Zoomed in photo of the trajectory and balcony outside room 306. And yes, the cars were parked below there then, and are still there.

As part of your entry fee to the National Civil Rights Museum, you can go up on the balcony to the Lorraine Motel and look into rooms 306 and 308. This is room 308 where Dr Martin Luther King was staying on that day and recreated as it was then.

Di on the spot where Dr King died. She is brave...

Hans outside room 306.

A view inside room 306 faithfully recreated from all the evidence photos.

Whew - that was 2 hours of pretty heavy stuff so we decided that we need something to lighten the mood. What better way to do that then to go back to Beale street to continue St Patrick's Day celebrations. Weather had dramatically improved since the morning.

We found a beer garden with a band playing at Silky O'Sullivans and settled in.

Kiss me I'm Irish??? Well, if every second black guy here is Irish today, why can't Hans be?

The band at Silky O'Sullivans was just 2 guys and they were not very good, nor were the drinks (and a bit expensive). Still we liked the sunshine so stayed there for a while.

After a while, we get sick of the ordinary music from the band at Silky O'Sullivans so moved on to find a gem just opposite of Beale Street. These dudes were great musicians and lots of fun.

Plus they sell Big Ass Beer, which is appropriate here given the size of many posteriors but did not really fit a skinny hipped man. When in Rome...
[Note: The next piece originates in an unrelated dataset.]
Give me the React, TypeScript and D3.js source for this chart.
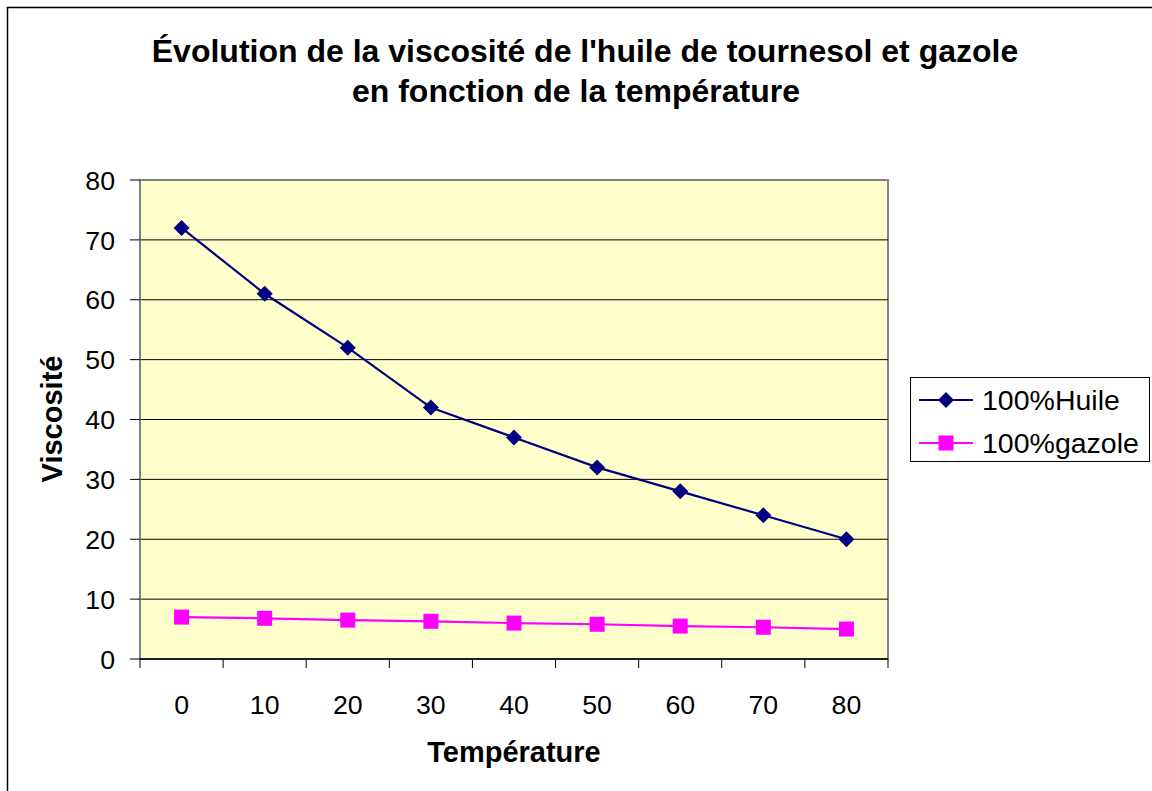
import * as d3 from "d3";

const temperatures = ["0", "10", "20", "30", "40", "50", "60", "70", "80"];
const huile = [72, 61, 52, 42, 37, 32, 28, 24, 20];
const gazole = [7, 6.8, 6.5, 6.3, 6, 5.8, 5.5, 5.3, 5];
const yTickValues = [0, 10, 20, 30, 40, 50, 60, 70, 80];

const seriesList = [
  { name: "100%Huile", values: huile, color: "#000080", marker: "diamond" },
  { name: "100%gazole", values: gazole, color: "#FF00FF", marker: "square" },
];

export default function App() {
  const width = 1152;
  const height = 791;
  const marginLeft = 140;
  const marginRight = 264;
  const marginTop = 180;
  const marginBottom = 132;

  const innerWidth = width - marginLeft - marginRight;
  const innerHeight = height - marginTop - marginBottom;

  const xScale = d3
    .scaleBand()
    .domain(temperatures)
    .range([0, innerWidth]);

  const yScale = d3.scaleLinear().domain([0, 80]).range([innerHeight, 0]);

  const line = d3
    .line<number>()
    .x((_, i) => xScale(temperatures[i])! + xScale.bandwidth() / 2)
    .y((d) => yScale(d));

  const font = "'Liberation Sans', Arial, sans-serif";
  const tickSize = 26.7;

  const marker = (type: string, cx: number, cy: number, color: string, key: any) =>
    type === "diamond" ? (
      <path
        key={key}
        d={`M${cx},${cy - 8}L${cx + 8},${cy}L${cx},${cy + 8}L${cx - 8},${cy}Z`}
        fill={color}
      />
    ) : (
      <rect key={key} x={cx - 7.5} y={cy - 7.5} width={15} height={15} fill={color} />
    );

  // tick boundaries between categories
  const xBounds = d3.range(temperatures.length + 1).map((i) => i * xScale.step());

  return (
    <svg
      width={width}
      height={height}
      style={{ position: "absolute", left: 0, top: 0, background: "white" }}
      fontFamily={font}
    >
      {/* outer frame */}
      <rect x={7.5} y={7.5} width={width + 20} height={height + 20} fill="white" stroke="black" strokeWidth={1.5} />

      {/* title */}
      <text x={585} y={62} textAnchor="middle" fontSize={32} fontWeight="bold">
        Évolution de la viscosité de l'huile de tournesol et gazole
      </text>
      <text x={576} y={102} textAnchor="middle" fontSize={32} fontWeight="bold">
        en fonction de la température
      </text>

      <g transform={`translate(${marginLeft}, ${marginTop})`}>
        {/* plot area */}
        <rect x={0} y={0} width={innerWidth} height={innerHeight} fill="#FFFFCC" stroke="#808080" strokeWidth={2} />

        {/* gridlines */}
        {yTickValues.slice(1, -1).map((t) => (
          <line key={t} x1={0} x2={innerWidth} y1={yScale(t)} y2={yScale(t)} stroke="black" strokeWidth={1} />
        ))}

        {/* Y axis */}
        <line x1={0} x2={0} y1={0} y2={innerHeight} stroke="#808080" strokeWidth={2} />
        {yTickValues.map((t) => (
          <g key={t} transform={`translate(0, ${yScale(t)})`}>
            <line x1={-10} x2={0} stroke="black" />
            <text x={-25} dy="0.36em" textAnchor="end" fontSize={tickSize}>
              {t}
            </text>
          </g>
        ))}

        {/* X axis */}
        <line x1={0} x2={innerWidth} y1={innerHeight} y2={innerHeight} stroke="black" strokeWidth={1.5} />
        {xBounds.map((b, i) => (
          <line key={i} x1={b} x2={b} y1={innerHeight} y2={innerHeight + 9} stroke="black" />
        ))}
        {temperatures.map((t) => (
          <text
            key={t}
            x={xScale(t)! + xScale.bandwidth() / 2}
            y={innerHeight + 55}
            textAnchor="middle"
            fontSize={tickSize}
          >
            {t}
          </text>
        ))}

        {/* series */}
        {seriesList.map((s) => (
          <g key={s.name}>
            <path d={line(s.values)!} fill="none" stroke={s.color} strokeWidth={2.2} />
            {s.values.map((v, i) =>
              marker(s.marker, xScale(temperatures[i])! + xScale.bandwidth() / 2, yScale(v), s.color, i)
            )}
          </g>
        ))}
      </g>

      {/* axis titles */}
      <text x={514} y={762} textAnchor="middle" fontSize={29} fontWeight="bold">
        Température
      </text>
      <text
        transform="translate(62, 419) rotate(-90)"
        textAnchor="middle"
        fontSize={29}
        fontWeight="bold"
      >
        Viscosité
      </text>

      {/* legend */}
      <g transform="translate(910, 377)">
        <rect x={0.5} y={0.5} width={239} height={84} fill="white" stroke="black" strokeWidth={1} />
        {seriesList.map((s, i) => (
          <g key={s.name} transform={`translate(0, ${23 + i * 43})`}>
            <line x1={9} x2={63} y1={0} y2={0} stroke={s.color} strokeWidth={2.2} />
            {marker(s.marker, 36, 0, s.color, "m")}
            <text x={72} dy="0.36em" fontSize={28.5}>
              {s.name}
            </text>
          </g>
        ))}
      </g>
    </svg>
  );
}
The crowd were mainly African-American and they were loving it. Dancing and goofing around. The woman in white and green was shaking her booty and boobs so hard the singer with the microphone was mopping the sweat from his brow with the white towel. Then her man in the blue got into the act and they were all hamming it up. We were all cheering and laughing. Fabulous fun.

The band eventually finished so having spent all our cash on alcohol we decided to keep it cheap for dinner and came back to the motel for microwaved sludge.

We are not sure when we can have our next alcohol free day - we just find ourselves caught up in the fun and music of Beale Street. We like Memphis a lot and the locals are into it too. Beale Street is not just tourists as Bourbon Street in New Orleans seems to be. Music here seems to be very ingrained in the day to day life.

We head home after a full day. Our hotel is pretty good and in a great location but this is our neighbour, a closed down Tattoo Burger joint. We stick to the main streets in well lit areas at night. Photo taken because Hans just loved the look of it...

And of course, like most US cities lots of car parks are nearby with downtown just a few blocks beyond.

Our hotel outside is not glamorous but is freshly painted.

The rooms are recently renovated, a good size with a very good bed. It's a popular place and last night the car park and all rooms were full.

Di heading into our room to make sludge dinner.

We do some basic hand washing cum laundry to keep us going for a few more days and then enjoy our dinner on our verandah at sunset and then a lazy night. Another great day.